Padahal, begitu banyak masyarakat yang menggantungkan hidupnya dari hutan, mulai dari mencari kayu, berburu, berladang, berkebun, hingga berternak. Di sinilah, potensi konflik berakar. Konflik kepentingan antara masyarakat dengan perusahaan ini menimbulkan kecemburuan sosial warga dengan perusahaan, karena merasa mata pencahariannya ‘dicaplok’ korporasi.
Ironisnya kasus yang dimejahijaukan terkait karhutla kebanyakan melibatkan pelaku ‘wong cilik’. Sejauh ini dari 15 perusahaan yang diduga terlibat pembakaran hutan dan lahan 2015 lalu, belum ada satu pun yang diseret ke meja pengadilan.
Sejumlah lembaga swadaya masyarakat (LSM) seperti KontraS, JIKALAHARI, ICEL dan ICW mengkritisi putusan Surat Perintah Penghentian Penyidikan (SP3) untuk 15 perusahaan tersebut. Hingga Oktober tahun ini, kabar pemidanaan korporasi masih menggantung dan pemberian SP3 oleh aparat penegak hukum masih belum dapat dipertanggungjawabkan secara logis-argumentatif.

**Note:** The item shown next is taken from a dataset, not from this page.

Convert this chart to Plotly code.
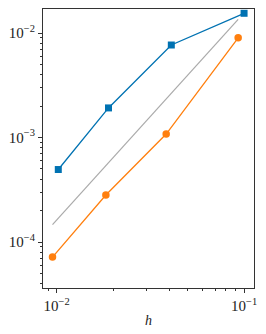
import plotly.graph_objects as go

h_blue = [0.0102, 0.0189, 0.0409, 0.1]
err_blue = [4.94e-4, 1.92e-3, 7.68e-3, 1.545e-2]
h_orange = [0.0095, 0.0183, 0.0384, 0.093]
err_orange = [7.18e-5, 2.82e-4, 1.08e-3, 9.0e-3]
h_ref = [0.0095, 0.093]
err_ref = [1.47e-4, 1.35e-2]

x_major = [0.01, 0.1]
x_major_text = ["10<sup>−2</sup>", "10<sup>−1</sup>"]
y_major = [1e-4, 1e-3, 1e-2]
y_major_text = ["10<sup>−4</sup>", "10<sup>−3</sup>", "10<sup>−2</sup>"]

x_minor = [m * 10 ** e for e in (-3, -2) for m in range(2, 10)]
y_minor = [m * 10 ** e for e in (-5, -4, -3, -2) for m in range(2, 10)]

blue = "#0072B2"
orange = "#FF7F0E"
serif = "Liberation Serif"

fig = go.Figure()
fig.add_trace(go.Scatter(x=h_ref, y=err_ref, mode="lines",
                         line=dict(color="#aaaaaa", width=1.2), showlegend=False))
fig.add_trace(go.Scatter(x=h_blue, y=err_blue, mode="lines+markers",
                         line=dict(color=blue, width=1.3),
                         marker=dict(symbol="square", size=7, color=blue), showlegend=False))
fig.add_trace(go.Scatter(x=h_orange, y=err_orange, mode="lines+markers",
                         line=dict(color=orange, width=1.3),
                         marker=dict(symbol="circle", size=7.5, color=orange), showlegend=False))

axis_common = dict(type="log", showgrid=False, zeroline=False, showline=True,
                   linecolor="#333333", linewidth=1, mirror=True,
                   ticks="outside", ticklen=4, tickwidth=1, tickcolor="#333333",
                   tickfont=dict(family=serif, size=15, color="#222222"))

fig.update_layout(
    width=266, height=334,
    margin=dict(l=43, r=12, t=9, b=46),
    plot_bgcolor="white", paper_bgcolor="white",
    font=dict(family=serif),
    xaxis=dict(**axis_common, range=[-2.073, -0.947],
               tickvals=x_major, ticktext=x_major_text,
               minor=dict(tickvals=x_minor, ticks="outside", ticklen=2, tickwidth=0.8, tickcolor="#333333")),
    yaxis=dict(**axis_common, range=[-4.44, -1.77],
               tickvals=y_major, ticktext=y_major_text,
               minor=dict(tickvals=y_minor, ticks="outside", ticklen=2, tickwidth=0.8, tickcolor="#333333")),
    annotations=[dict(text="<i>h</i>", xref="x domain", yref="y domain", x=0.5, y=0,
                      xanchor="center", yanchor="top", yshift=-23, showarrow=False,
                      font=dict(family=serif, size=14, color="#222222"))],
)

fig.write_html("out.html", config={"displayModeBar": False},
               post_script="document.body.style.margin='0';")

Ini sungguh menyedihkan, karena ibarat sudah jatuh tertimpa tangga. Bukan hanya masalah ketidakpastian hukum saja, masyarakat kecil pun menjadi korban dengan hilangnya sumber penghidupan mereka, ditambah dengan ‘bonus’ terpapar langsung kabut asap yang jelas merugikan kesehatan. Benar-benar sebuah penderitaan ‘paket combo’.

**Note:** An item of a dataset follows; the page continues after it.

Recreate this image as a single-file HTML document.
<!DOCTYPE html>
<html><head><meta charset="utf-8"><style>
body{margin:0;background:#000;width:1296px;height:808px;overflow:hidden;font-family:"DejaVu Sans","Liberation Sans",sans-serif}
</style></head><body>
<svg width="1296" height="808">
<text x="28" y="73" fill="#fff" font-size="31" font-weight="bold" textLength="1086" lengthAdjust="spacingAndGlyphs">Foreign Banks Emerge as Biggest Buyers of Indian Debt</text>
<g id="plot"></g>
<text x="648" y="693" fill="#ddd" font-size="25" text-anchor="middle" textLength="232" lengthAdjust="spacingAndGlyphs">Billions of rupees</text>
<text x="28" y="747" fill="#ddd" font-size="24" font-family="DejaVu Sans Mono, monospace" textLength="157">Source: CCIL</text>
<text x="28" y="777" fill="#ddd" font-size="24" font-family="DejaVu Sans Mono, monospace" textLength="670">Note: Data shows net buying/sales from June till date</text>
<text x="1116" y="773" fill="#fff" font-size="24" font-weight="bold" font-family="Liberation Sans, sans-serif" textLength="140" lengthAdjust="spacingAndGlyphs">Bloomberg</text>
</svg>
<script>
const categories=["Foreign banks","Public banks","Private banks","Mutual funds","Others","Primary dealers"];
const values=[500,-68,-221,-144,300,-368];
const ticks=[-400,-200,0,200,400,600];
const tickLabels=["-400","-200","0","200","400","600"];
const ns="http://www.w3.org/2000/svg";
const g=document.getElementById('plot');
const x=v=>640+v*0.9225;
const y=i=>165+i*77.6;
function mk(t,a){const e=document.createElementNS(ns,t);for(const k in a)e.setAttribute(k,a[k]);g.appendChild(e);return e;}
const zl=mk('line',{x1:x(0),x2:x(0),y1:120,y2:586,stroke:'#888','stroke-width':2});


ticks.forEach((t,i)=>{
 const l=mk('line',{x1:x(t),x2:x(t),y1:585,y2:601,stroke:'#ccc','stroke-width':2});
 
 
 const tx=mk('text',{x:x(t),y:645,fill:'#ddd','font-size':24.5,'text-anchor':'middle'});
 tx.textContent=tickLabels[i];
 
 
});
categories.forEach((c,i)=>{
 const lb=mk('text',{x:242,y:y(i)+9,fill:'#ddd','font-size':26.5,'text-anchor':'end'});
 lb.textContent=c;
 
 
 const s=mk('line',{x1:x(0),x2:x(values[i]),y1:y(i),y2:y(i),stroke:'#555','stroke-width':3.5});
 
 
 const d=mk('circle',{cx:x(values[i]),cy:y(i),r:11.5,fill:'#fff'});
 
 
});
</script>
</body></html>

Kegagalan Korporasi dalam Pengelolaan Sumber Daya
Munculnya lapis demi lapis masalah ini menjadi bukti bahwa perusahaan skala besar pemilik konsesi belum dapat menjalankan pembangunan berkelanjutan dalam mengelola sumber daya hasil hutan yang telah dipercayakan kepada mereka. Bisnis yang dimaksud tersebut termasuk di dalamnya industri kelapa sawit, karet, pulp dan kertas, hingga pertambangan seperti timah, emas, batu bara, dan mineral lainnya.

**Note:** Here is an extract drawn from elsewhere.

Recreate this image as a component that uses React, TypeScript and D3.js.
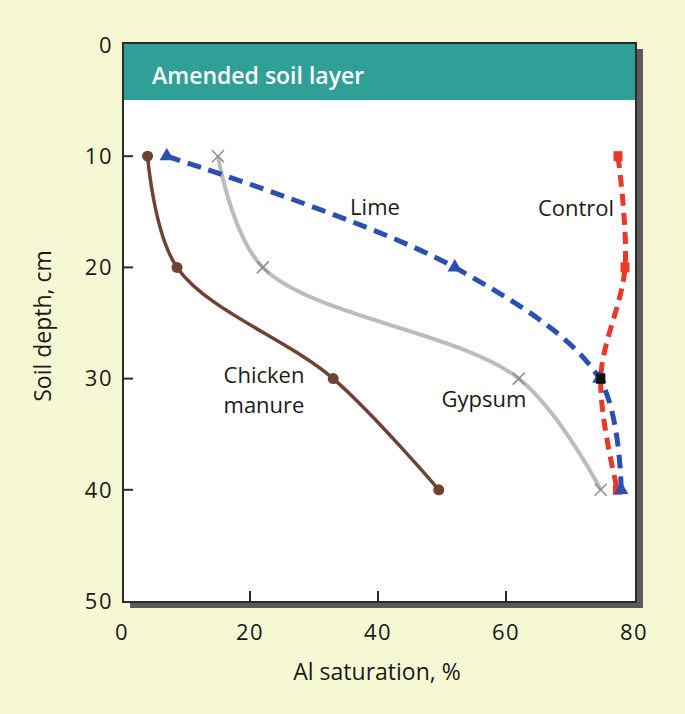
import React from "react";
import * as d3 from "d3";

const xTicks = [0, 20, 40, 60, 80];
const yTicks = [0, 10, 20, 30, 40, 50];
const depths = [10, 20, 30, 40];
const chickenManure = [4, 8.6, 33, 49.5];
const gypsum = [15, 22, 62, 74.8];
const lime = [7, 52, 74.6, 78];
const control = [77.5, 78.6, 74.8, 77.4];

const W = 685;
const H = 714;
const FONT = "'Open Sans', 'DejaVu Sans', sans-serif";

export default function App() {
  const x = d3.scaleLinear().domain([0, 80]).range([122, 634]);
  const y = d3.scaleLinear().domain([0, 50]).range([45, 601]);
  const frame = { x0: 123, x1: 636, y0: 43, y1: 602 };

  const line = d3
    .line<[number, number]>()
    .x((d) => x(d[0]))
    .y((d) => y(d[1]))
    .curve(d3.curveCatmullRom.alpha(0.5));

  const pts = (vals: number[]) => vals.map((v, i) => [v, depths[i]] as [number, number]);

  const tri = d3.symbol().type(d3.symbolTriangle).size(90)();

  return (
    <svg
      width={W}
      height={H}
      style={{ position: "absolute", left: 0, top: 0, display: "block" }}
      fontFamily={FONT}
    >
      <rect x={0} y={0} width={W} height={H} fill="#f6f8d4" />
      {/* shadow */}
      <rect
        x={frame.x0 + 7}
        y={frame.y0 + 6}
        width={frame.x1 - frame.x0}
        height={frame.y1 - frame.y0}
        fill="#5a5a5a"
      />
      <rect
        x={frame.x0}
        y={frame.y0}
        width={frame.x1 - frame.x0}
        height={frame.y1 - frame.y0}
        fill="#ffffff"
      />
      {/* header */}
      <rect x={frame.x0} y={frame.y0} width={frame.x1 - frame.x0} height={57} fill="#2f9f97" />
      <text x={152} y={84} fill="#ffffff" fontSize={23} fontWeight={600}>
        Amended soil layer
      </text>
      <rect
        x={frame.x0}
        y={frame.y0}
        width={frame.x1 - frame.x0}
        height={frame.y1 - frame.y0}
        fill="none"
        stroke="#2b2b2b"
        strokeWidth={2}
      />
      {/* ticks */}
      {yTicks.slice(1, -1).map((t) => (
        <line key={"yt" + t} x1={frame.x0} x2={frame.x0 + 10} y1={y(t)} y2={y(t)} stroke="#2b2b2b" strokeWidth={2} />
      ))}
      {xTicks.slice(1, -1).map((t) => (
        <line key={"xt" + t} x1={x(t)} x2={x(t)} y1={frame.y1} y2={frame.y1 - 11} stroke="#2b2b2b" strokeWidth={2} />
      ))}
      {yTicks.map((t) => (
        <text key={"yl" + t} x={113} y={y(t)} dy="0.35em" textAnchor="end" fontSize={22} fill="#1a1a1a" letterSpacing={1.5}>
          {t}
        </text>
      ))}
      {xTicks.map((t) => (
        <text key={"xl" + t} x={x(t)} y={640} textAnchor="middle" fontSize={22} fill="#1a1a1a" letterSpacing={1.5}>
          {t}
        </text>
      ))}
      <text x={377} y={680} textAnchor="middle" fontSize={23} fill="#1a1a1a">
        Al saturation, %
      </text>
      <text transform="translate(51,326) rotate(-90)" textAnchor="middle" fontSize={23} fill="#1a1a1a">
        Soil depth, cm
      </text>

      {/* series lines */}
      <path d={line(pts(gypsum)) || ""} fill="none" stroke="#bcbcbc" strokeWidth={4} />
      <path d={line(pts(chickenManure)) || ""} fill="none" stroke="#6e4331" strokeWidth={3.5} />
      <path d={line(pts(control)) || ""} fill="none" stroke="#e8392b" strokeWidth={5} strokeDasharray="12 7" />
      <path d={line(pts(lime)) || ""} fill="none" stroke="#2b50b0" strokeWidth={5} strokeDasharray="14 8" />

      {/* markers */}
      {pts(gypsum).map((p, i) => (
        <g key={"g" + i} transform={`translate(${x(p[0])},${y(p[1])})`} stroke="#8c8c8c" strokeWidth={1.5}>
          <line x1={-6} y1={-6} x2={6} y2={6} />
          <line x1={-6} y1={6} x2={6} y2={-6} />
        </g>
      ))}
      {pts(chickenManure).map((p, i) => (
        <circle key={"c" + i} cx={x(p[0])} cy={y(p[1])} r={5.5} fill="#6e4331" />
      ))}
      {pts(control).map((p, i) => (
        <rect
          key={"s" + i}
          x={x(p[0]) - 4.5}
          y={y(p[1]) - 5}
          width={9}
          height={10}
          fill={i === 2 ? "#111111" : "#e8392b"}
        />
      ))}
      {pts(lime).map((p, i) => (
        <path key={"t" + i} d={tri || ""} transform={`translate(${x(p[0])},${y(p[1])})`} fill="#2b50b0" />
      ))}
      <rect x={x(control[2]) - 4.5} y={y(depths[2]) - 5} width={9} height={10} fill="#111111" />

      {/* labels */}
      <text x={375} y={215} textAnchor="middle" fontSize={22} fill="#1a1a1a">Lime</text>
      <text x={576} y={216} textAnchor="middle" fontSize={22} fill="#1a1a1a">Control</text>
      <text x={264} y={383} textAnchor="middle" fontSize={22} fill="#1a1a1a">Chicken</text>
      <text x={264} y={413} textAnchor="middle" fontSize={22} fill="#1a1a1a">manure</text>
      <text x={484} y={407} textAnchor="middle" fontSize={22} fill="#1a1a1a">Gypsum</text>
    </svg>
  );
}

Korporasi hutan selain berkonflik dengan lingkungan, juga senantiasa memiliki isu permasalahan yang pelik dengan masyarakat setempat. Ini akibat interaksi yang dinamis antara perusahaan dengan lahan di wilayah konsesinya yang kerap kali bersinggungan pula dengan interaksi masyarakat sekitar dengan lahan tersebut.
Di celah inilah, warga atau masyarakat lokal sering menjadi sasaran empuk sebagai pihak yang dipersalahkan dalam berbagai peristiwa terkait kerusakan hutan, seperti pembalakan liar, atau kebakaran hutan dan lahan tadi.